──────── DATA LINES ────────

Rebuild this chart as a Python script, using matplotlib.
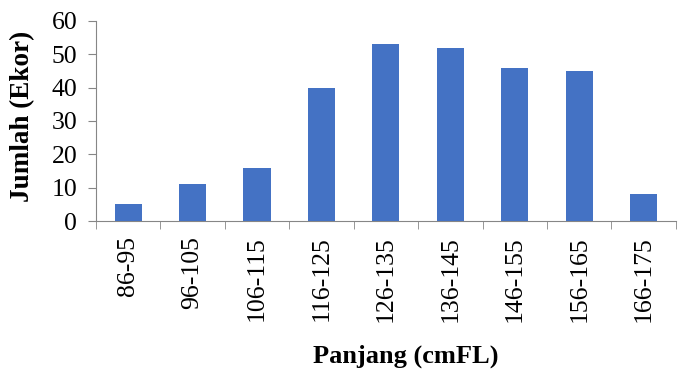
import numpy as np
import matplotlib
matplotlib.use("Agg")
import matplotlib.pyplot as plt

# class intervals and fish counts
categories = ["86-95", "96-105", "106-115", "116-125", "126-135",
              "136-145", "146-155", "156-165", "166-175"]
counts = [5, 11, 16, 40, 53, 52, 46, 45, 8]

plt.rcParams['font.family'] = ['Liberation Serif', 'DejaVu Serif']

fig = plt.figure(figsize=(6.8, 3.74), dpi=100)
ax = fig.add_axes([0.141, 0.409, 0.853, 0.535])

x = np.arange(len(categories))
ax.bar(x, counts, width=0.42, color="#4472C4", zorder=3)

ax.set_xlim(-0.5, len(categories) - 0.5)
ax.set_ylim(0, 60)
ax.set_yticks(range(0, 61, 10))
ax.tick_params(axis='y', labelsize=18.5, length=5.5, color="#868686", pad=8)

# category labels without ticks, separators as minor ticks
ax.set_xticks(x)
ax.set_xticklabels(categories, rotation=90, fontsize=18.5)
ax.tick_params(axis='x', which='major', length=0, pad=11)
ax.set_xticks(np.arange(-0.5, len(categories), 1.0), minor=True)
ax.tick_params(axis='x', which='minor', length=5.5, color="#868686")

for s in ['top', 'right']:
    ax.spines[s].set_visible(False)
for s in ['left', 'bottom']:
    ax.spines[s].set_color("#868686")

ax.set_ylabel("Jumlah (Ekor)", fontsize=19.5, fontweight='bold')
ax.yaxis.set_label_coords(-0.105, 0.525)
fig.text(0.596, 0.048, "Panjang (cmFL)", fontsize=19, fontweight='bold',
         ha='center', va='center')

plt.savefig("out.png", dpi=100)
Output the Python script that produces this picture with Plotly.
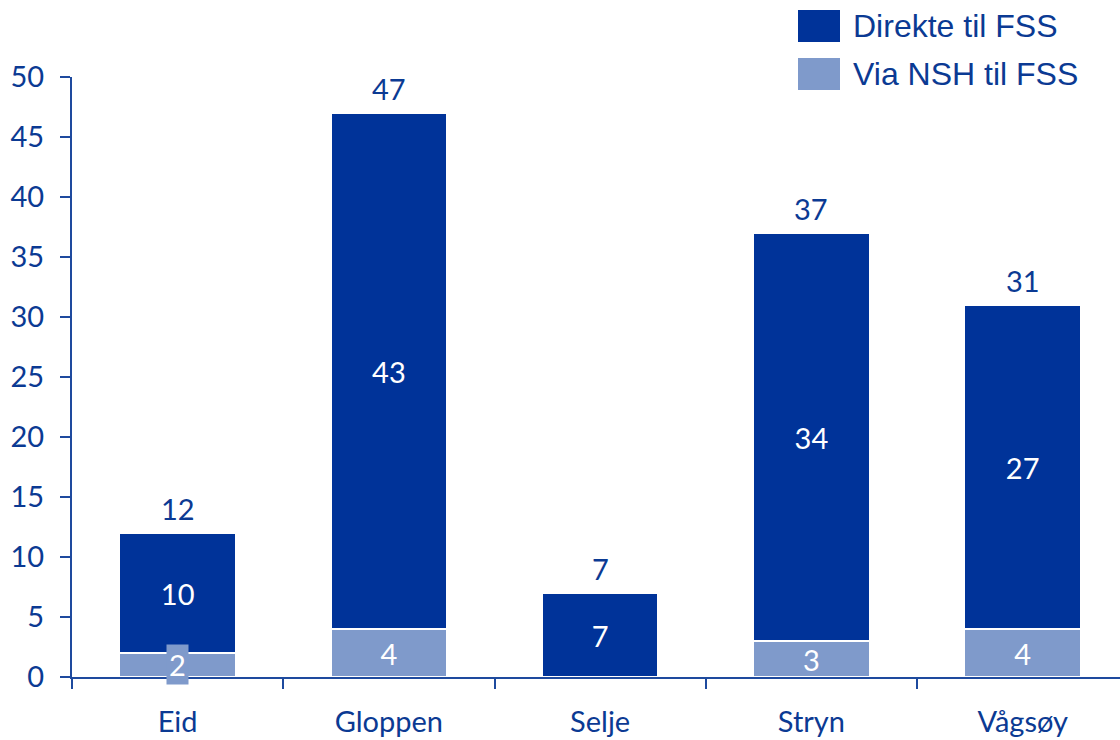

────────

[EXERCISE DIRECTIONS] Identify lines with the string "script". Copy each one.

[WRITTEN ANSWER]
Rebuild this chart as a Python script, using matplotlib.
Output the Python script that produces this picture with Plotly.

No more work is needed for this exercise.